Trying to show he's worthy of the No. 1 ranking, Yevgeny Kafelnikov barely made it out of the first round on opening day at the French Open.
In a match between former French Open champions, Kafelnikov edged Michael Chang today 6-2, 5-7, 6-0, 7-6 (10-8) on the clay at Roland Garros.
Andre Agassi started sluggishly against Franco Squillari of Argentina but won 3-6, 7-5, 7-5, 6-3. Agassi blew a kiss to his fans after closing the match with three straight aces.
"The motivation is there, no question," said Agassi, seeded 13th.
He said his injured shoulder held up "pretty well." He next faces France's Arnaud Clement, who upset countryman Cedric Pioline 3-6, 3-6, 7-6 (10-8), 6-4, 6-3. Pioline, who reached the semifinals last year, failed on two match points in the third set.
Carlos Moya, admittedly nervous about defending his title, also had a rough time, beating Markus Hipfl of Austria 3-6, 1-6, 6-4, 6-2, 6-4.
Goran Ivanisevic became the first seeded player to fall, losing to Hicham Arazi of Morocco, 6-4, 1-6, 6-3, 6-1.
On the women's side, Martina Hingis, sisters Venus and Serena Williams and defending champion Arantxa Sanchez Vicario all won easily.
Kafelnikov, a French champion in 1996, has had a tough year since winning the Australian Open in January, winning only one tournament since and repeatedly losing in the first round.
"I've had my ups and downs," he said. "But I feel like my game is coming back now. I'd like to win once again."
Chang, who won the French in 1989 at 17, split the first two sets with Kafelnikov. Then the Russian cruised through the third 6-0. In the fourth, he had a match point at 5-3 and appeared to hit a winner but the shot was called out.
He double faulted and lost the game on the next point. At 6-5, he had another match point and another contested call. The set went to a tiebreaker, which Kafelnikov won 10-8.
Moya, seeded No. 4, played poorly in the first two sets, having trouble staying within the lines. Early in the fourth, Hipfl, ranked No. 92, began cramping. Moya, despite being down a break in the set, soon gained control.
"I never gave up and I had to fight a lot to win," Moya said. "The important thing is, I won."
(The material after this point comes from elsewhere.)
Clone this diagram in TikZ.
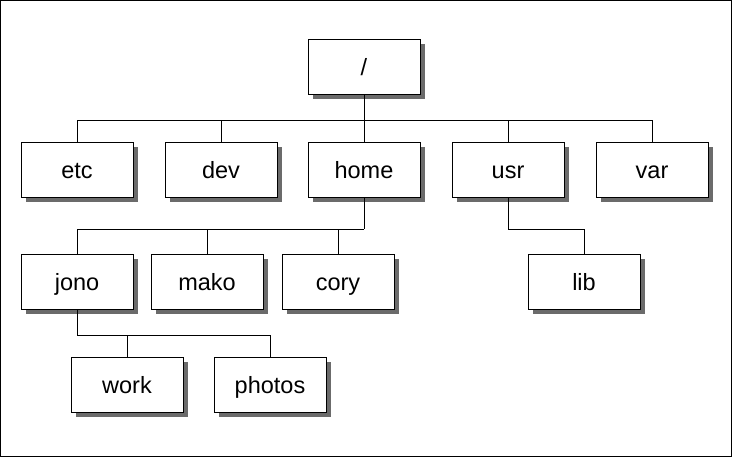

Ivanisevic has had bad luck on the red clay in Paris. He lost last year in the first round as well, but didn't seem too upset after this latest loss.
"I played the tennis I was supposed to play," Ivanisevic said. "I lost, but there's nothing more to say."
Top-seeded Hingis breezed by Amanda Hopmans of the Netherlands 6-1, 6-4. Like Moya, Hingis said she was "always a bit nervous at the start of a Grand Slam."
She is headed for a second-round meeting with Amelie Mauresmo of France, whom she defeated in the Australian Open final this year after a flap about Mauresmo's sexual orientation.
Mauresmo, who is gay, defeaed American Tara Snyder 6-3, 6-3. She said what happened with Hingis will give her "more motivation to win. And I will have the public behind me."
Hingis said: "It's definitely going to be a good match. It's going to be like a soccer match, like last time we played."
Mauresmo beat Hingis at an indoor tournament in Paris in February.
Fifth-seeded Venus Williams coasted past Alex Fusai of France 6-1, 6-1, and Serena Williams beat Laurence Curtois of Belgium 6-4, 6-0.
Sanchez Vicario began defense of her title, downing Mirjana Lucic of Croatia 6-2, 6-2.
In other matches, No. 5 Richard Krajicek of the Netherlands downed American Jan-Michael Gambill 7-6 (7-4), 6-3, 6-2.
No. 9 Marcelo Rios of Chile won on his favorite surface, beating Axel Pretzsch of Germany 6-3, 6-2, 7-5.
Britain's Greg Rusedski, seeded 12th, beat David Prinosil of Germany, 6-4, 6-4, 6-7 (7-4), 6-4. Rusedski, a serve-and-volleyer, has said that he has as much chance of winning the French as seeing a UFO land.
Marat Safin of Russia, who emerged as a force at last year's French Open, defeated Jan Kroslak of Slovakia 6-2, 4-6, 6-3, 3-6, 6-2.
No. 4 Jana Novotna beat Ludmila Cervanova of Slovakia 6-2, 7-6 (7-4). American Mary Joe Fernandez defeated Alexia Dechaume-Balleret of France, 6-3, 6-2.